Gary and John’s approach to business was particularly useful for group members. Gary asked if the group tested their silage - most replied with a ‘yes’. He then asked if group members tested their bought-in feed, which they all replied ‘no’. He said: “So you trust someone else; but you don’t trust yourself.” He made a very valid point and explained that, from his experience, it’s worth doing.
Group member, Hywel Bennett said: “Gary and John’s focus on early development to maximise performance got me thinking and although we were discussing calf rearing, the same principle applies to the likes of myself running free-range laying units. I feel I should be rotating my time between flocks and prioritising my time to be with flocks during the first period of lay instead of looking after one flock until end of lay; this is a change I will be making.’

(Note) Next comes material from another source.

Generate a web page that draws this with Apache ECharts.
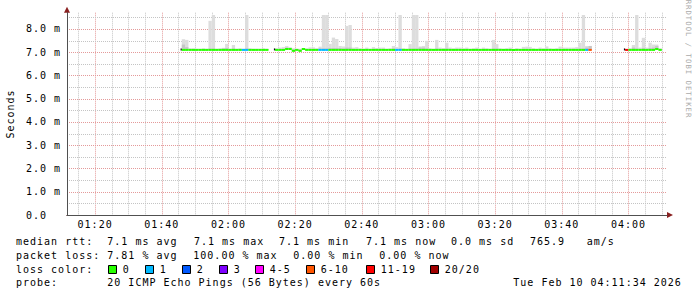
<!DOCTYPE html>
<html><head><meta charset="utf-8">
<script src="https://cdn.jsdelivr.net/npm/echarts@6/dist/echarts.min.js"></script>
<style>
html,body{margin:0;padding:0;background:#fff;}
#chart{width:697px;height:297px;}
#chart text{letter-spacing:1px;}
</style></head><body><div id="chart"></div>
<script>
// ---------- data ----------
const axisStart = '01:11:34';
const axisEnd = '04:11:34';
const xTickLabels = ['01:20','01:40','02:00','02:20','02:40','03:00','03:20','03:40','04:00'];
const yTickLabels = ['0.0\u00a0\u00a0','1.0 m','2.0 m','3.0 m','4.0 m','5.0 m','6.0 m','7.0 m','8.0 m'];
const lossLabels = ['0','1','2','3','4-5','6-10','11-19','20/20'];
const lossColors = ['#26ff00','#00b8ff','#0059ff','#7e00ff','#ff00ff','#ff5500','#ff0000','#a10000'];

// segment 1 (ms), one value per minute
const seg1Start = '01:46';
const seg1Median = [7.1,7.1,7.1,7.1,7.1,7.1,7.1,7.1,7.1,7.1,7.1,7.1,7.1,7.1,7.1,7.1,7.1,7.1,7.1,7.1,7.1,7.1,7.1,7.1,7.1,7.1];
const seg1Max = [7.56,7.53,7.17,7.17,7.15,7.15,7.17,7.15,8.35,8.6,7.15,7.17,7.19,7.36,7.15,7.31,7.15,7.17,7.15,8.6,7.17,7.15,7.15,7.15,7.17,7.15];
const seg1Mid = [7.33,7.22,7.14,7.14,7.13,7.13,7.14,7.13,7.16,7.16,7.13,7.14,7.16,7.18,7.13,7.16,7.13,7.14,7.13,7.16,7.14,7.13,7.13,7.13,7.14,7.13];
const seg1Loss = [0,0,0,0,0,0,0,0,0,0,0,0,0,0,0,0,0,0,1,1,0,0,0,0,0,0];

// segment 2
const seg2Start = '02:14';
const seg2Median = [7.1,7.1,7.1,7.14,7.14,7.06,7.1,7.06,7.14,7.1,
  7.1,7.1,7.1,7.1,7.1,7.1,7.1,7.1,7.1,7.1,
  7.1,7.1,7.1,7.1,7.1,7.1,7.1,7.1,7.1,7.1,
  7.1,7.1,7.1,7.1,7.1,7.1,7.1,7.1,7.1,7.1,
  7.1,7.1,7.1,7.1,7.1,7.1,7.1,7.1,7.1,7.1,
  7.1,7.1,7.1,7.1,7.1,7.1,7.1,7.1,7.1,7.1,
  7.1,7.1,7.1,7.1,7.1,7.1,7.1,7.1,7.1,7.1,
  7.1,7.1,7.1,7.1,7.1,7.1,7.1,7.1,7.1,7.1,
  7.1,7.1,7.1,7.1,7.1,7.1,7.1,7.1,7.1,7.1,
  7.1,7.1,7.1,7.1,7.1];
const seg2Max = [7.17,7.2,7.22,7.27,7.22,7.17,7.15,7.15,7.17,7.17,
  7.21,7.21,7.17,7.24,8.6,8.6,7.36,7.63,7.57,7.27,
  7.25,8.13,8.17,7.2,7.22,7.17,7.15,7.2,7.15,7.22,
  7.18,7.2,7.2,7.15,7.17,7.27,7.22,8.6,7.17,7.15,
  7.35,8.6,8.6,7.25,7.27,7.49,7.17,7.15,7.53,7.2,
  7.18,7.41,7.2,7.17,7.2,7.2,7.17,7.2,7.15,7.17,
  7.2,7.15,7.2,7.17,7.15,7.53,7.35,7.17,7.15,7.17,
  7.2,7.15,7.17,7.15,7.23,7.24,7.23,7.17,7.15,7.2,
  7.17,7.25,7.17,7.15,7.17,7.24,7.2,7.2,7.2,7.2,
  7.22,7.41,8.6,7.27,7.27];
const seg2Mid = [7.14,7.14,7.14,7.2,7.14,7.13,7.13,7.13,7.14,7.14,
  7.14,7.14,7.14,7.16,7.16,7.16,7.18,7.18,7.18,7.18,
  7.16,7.2,7.2,7.14,7.14,7.13,7.13,7.14,7.13,7.14,
  7.14,7.14,7.14,7.13,7.13,7.16,7.14,7.16,7.13,7.13,
  7.16,7.16,7.16,7.2,7.2,7.16,7.13,7.13,7.16,7.14,
  7.14,7.16,7.14,7.13,7.14,7.14,7.13,7.14,7.13,7.13,
  7.14,7.13,7.14,7.13,7.13,7.16,7.16,7.13,7.13,7.13,
  7.14,7.13,7.13,7.13,7.14,7.14,7.14,7.13,7.13,7.14,
  7.13,7.14,7.13,7.13,7.13,7.14,7.14,7.14,7.14,7.14,
  7.14,7.16,7.16,7.2,7.27];
const seg2Loss = [0,0,0,0,0,0,0,0,0,0,
  0,0,0,1,1,1,0,0,0,0,
  0,0,0,0,0,0,0,0,0,0,
  0,0,0,0,0,0,1,1,0,0,
  0,0,0,0,0,0,0,0,0,0,
  0,0,0,0,0,0,0,0,0,0,
  0,0,0,0,0,0,0,0,0,0,
  0,0,0,0,0,0,0,0,0,0,
  0,0,0,0,0,0,0,0,0,0,
  0,0,0,1,5];

// segment 3
const seg3Start = '03:59';
const seg3Median = [7.1,7.1,7.1,7.1,7.1,7.1,7.1,7.1,7.1,7.14,7.1];
const seg3Max = [7.1,7.17,7.31,8.6,7.2,7.62,7.2,7.41,7.33,7.33,7.17];
const seg3Mid = [7.1,7.14,7.2,7.16,7.14,7.18,7.14,7.18,7.2,7.27,7.14];
const seg3Loss = [6,0,0,0,0,0,0,0,0,0,0];

// legend texts
const medianTitle = 'median rtt:';
const medianStats = ['7.1 ms avg','7.1 ms max','7.1 ms min','7.1 ms now','0.0 ms sd','765.9','am/s'];
const lossTitle = 'packet loss:';
const lossStats = ['7.81 % avg','100.00 % max','0.00 % min','0.00 % now'];
const lossColorTitle = 'loss color:';
const probeTitle = 'probe:';
const probeText = '20 ICMP Echo Pings (56 Bytes) every 60s';
const dateText = 'Tue Feb 10 04:11:34 2026';
const yAxisTitle = 'Seconds';
const watermark = 'RRDTOOL / TOBI OETIKER';

// ---------- build ----------
const MONO = '"DejaVu Sans Mono", monospace';
function toMin(s){ const p = s.split(':').map(Number); return p[0]*60 + p[1] + (p[2]||0)/60; }
function pad(n){ return (n<10?'0':'') + n; }

const segs = [
  [seg1Start, seg1Median, seg1Max, seg1Mid, seg1Loss],
  [seg2Start, seg2Median, seg2Max, seg2Mid, seg2Loss],
  [seg3Start, seg3Median, seg3Max, seg3Mid, seg3Loss]
];
const smokeHiRows = [], smokeMidRows = [], medianRows = [], stubRows = [];
segs.forEach(([st, med, mx, md, ls]) => {
  const s = toMin(st);
  med.forEach((v, i) => {
    smokeHiRows.push([s+i, v, mx[i]]);
    smokeMidRows.push([s+i, v, md[i]]);
    medianRows.push([s+i, v, ls[i]]);
  });
  stubRows.push([s, med[0]]);
});

const xMin = toMin(axisStart), xMax = toMin(axisEnd);
const xMajor = xTickLabels.map(toMin);
const yMajor = [1,2,3,4,5,6,7,8];
const gridRows = [];  // [value, axis(0=x,1=y), major]
for (let m = Math.ceil(xMin/5)*5; m < xMax; m += 5) gridRows.push([m, 0, xMajor.indexOf(m) >= 0 ? 1 : 0]);
for (let v = 0.5; v < 8.7; v += 0.5) gridRows.push([v, 1, Number.isInteger(v) ? 1 : 0]);

const gridCol = '#c4c4c4', majorCol = '#e49a9a';
function gridItem(params, api){
  const v = api.value(0), ax = api.value(1), major = api.value(2);
  const cs = params.coordSys;
  let shape;
  if (ax === 0) {
    const x = Math.round(api.coord([v, 0])[0]) + 0.5;
    shape = {x1:x, y1:cs.y, x2:x, y2:cs.y+cs.height};
  } else {
    const y = Math.round(api.coord([xMin, v])[1]) + 0.5;
    shape = {x1:cs.x, y1:y, x2:cs.x+cs.width, y2:y};
  }
  return {type:'line', shape:shape, style:{stroke: major ? majorCol : gridCol, lineWidth:1, lineDash:[1,1]}};
}
function rectItem(fill){
  return function(params, api){
    const t = api.value(0), lo = api.value(1), hi = api.value(2);
    const a = api.coord([t, hi]), b = api.coord([t+1, lo]);
    return {type:'rect', shape:{x:a[0], y:a[1], width:b[0]-a[0], height:b[1]-a[1]}, style:{fill:fill}};
  };
}
function medianItem(params, api){
  const t = api.value(0), m = api.value(1), li = api.value(2);
  const a = api.coord([t, m]), b = api.coord([t+1, m]);
  return {type:'rect', shape:{x:a[0], y:a[1]-1, width:b[0]-a[0], height:2}, style:{fill:lossColors[li]}};
}
function stubItem(params, api){
  const a = api.coord([api.value(0), api.value(1)]);
  return {type:'rect', shape:{x:a[0]-1.2, y:a[1]-1.5, width:1.2, height:2}, style:{fill:'#111'}};
}

const font10 = '10px ' + MONO;
const graphics = [];
function txt(x, y, s){
  graphics.push({type:'text', x:x, y:y, silent:true,
    style:{text:s, font:font10, fill:'#000', align:'left', verticalAlign:'middle'}});
}
const L1 = 241.5, L2 = 255.3, L3 = 269, L4 = 282.6;
txt(16, L1, medianTitle);
[107.3,194,279,366,451,530,586.7].forEach((x,i)=>txt(x, L1, medianStats[i]));
txt(16, L2, lossTitle);
[107.3,193.3,293.3,379.3].forEach((x,i)=>txt(x, L2, lossStats[i]));
txt(16, L3, lossColorTitle);
[108.5,145.5,182.5,219.5,255.5,306.5,366.5,430.5].forEach((x,i)=>{
  graphics.push({type:'rect', silent:true, shape:{x:x, y:265.5, width:8, height:8},
    style:{fill:lossColors[i], stroke:'#000', lineWidth:1}});
  txt(x+14.3, L3, lossLabels[i]);
});
txt(16, L4, probeTitle);
txt(107.3, L4, probeText);
txt(513.3, L4, dateText);
graphics.push({type:'text', x:10.5, y:114, rotation:Math.PI/2, silent:true,
  style:{text:yAxisTitle, font:'10px ' + MONO, fill:'#000', align:'center', verticalAlign:'middle'}});
graphics.push({type:'text', x:688, y:59, rotation:-Math.PI/2, silent:true,
  style:{text:watermark, font:'7.3px ' + MONO, fill:'#aaaaaa', align:'center', verticalAlign:'middle'}});

const chart = echarts.init(document.getElementById('chart'), null, {renderer:'svg'});
const axisColor = '#505050', arrowColor = '#8a2020';
chart.setOption({
  animation:false,
  backgroundColor:'#ffffff',
  grid:{left:67, right:30, top:12.7, bottom:82, outerBoundsMode:'none', containLabel:false},
  xAxis:[{
    type:'value', min:xMin, max:xMax, z:4,
    axisLine:{show:true, onZero:false, lineStyle:{color:axisColor, width:1}},
    axisTick:{show:false}, splitLine:{show:false},
    axisLabel:{show:true, customValues:xMajor, margin:4, color:'#000', fontFamily:MONO, fontSize:10,
      formatter:v=>{ const m=Math.round(v); return pad(Math.floor(m/60))+':'+pad(m%60); }}
  },{
    type:'value', min:xMin, max:xMax, position:'bottom', z:3,
    axisLine:{show:true, onZero:false, lineStyle:{color:arrowColor, width:1},
      symbol:['none','triangle'], symbolSize:[6,6], symbolOffset:[0,3]},
    axisTick:{show:false}, axisLabel:{show:false}, splitLine:{show:false}
  }],
  yAxis:[{
    type:'value', min:0, max:8.7, interval:1, z:4,
    axisLine:{show:true, onZero:false, lineStyle:{color:axisColor, width:1}},
    axisTick:{show:false}, splitLine:{show:false},
    axisLabel:{show:true, margin:6, color:'#000', fontFamily:MONO, fontSize:10, showMaxLabel:false,
      formatter:v=> Number.isInteger(v) && v <= 8 ? yTickLabels[v] : ''}
  },{
    type:'value', min:0, max:8.7, position:'left', z:3,
    axisLine:{show:true, onZero:false, lineStyle:{color:arrowColor, width:1},
      symbol:['none','triangle'], symbolSize:[6,6], symbolOffset:[0,3]},
    axisTick:{show:false}, axisLabel:{show:false}, splitLine:{show:false}
  }],
  series:[
    {type:'custom', z:1, silent:true, renderItem:gridItem, encode:{x:-1, y:-1}, data:gridRows},
    {type:'custom', z:2, silent:true, renderItem:rectItem('#dddddd'), encode:{x:0, y:[1,2]}, data:smokeHiRows},
    {type:'custom', z:3, silent:true, renderItem:rectItem('#c6c6c6'), encode:{x:0, y:[1,2]}, data:smokeMidRows},
    {type:'custom', z:4, silent:true, renderItem:medianItem, encode:{x:0, y:1}, data:medianRows},
    {type:'custom', z:5, silent:true, renderItem:stubItem, encode:{x:0, y:1}, data:stubRows}
  ],
  graphic: graphics
});
</script></body></html>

On a more general note, the group found it interesting to travel around Northern Ireland; seeing the land, farm set ups and houses. The group noticed that average farm sizes were much lower in Northern Ireland compared to mainland Britain. They were also surprised how high land prices and rent prices were in comparison to mainland Britain. From speaking to farmers, it seemed you wouldn’t find much land under £10,000/acre for sale and host farmer Matthew Brownlee noted his area was the most expensive county in NI, with average land prices at £13,500/acre.
Study Visit Funding Information
Spending time visiting other businesses can be a valuable way to discover improved methods of working, see best practice in action and bring home new ideas to innovate your enterprise.
Groups of eligible farmers and foresters can apply for a maximum of £3,000 per group to fund a study visit within the UK for a period of up to 4 days.
Each group must submit an application form to request funding and is expected to keep a record of its findings to share with others on their return.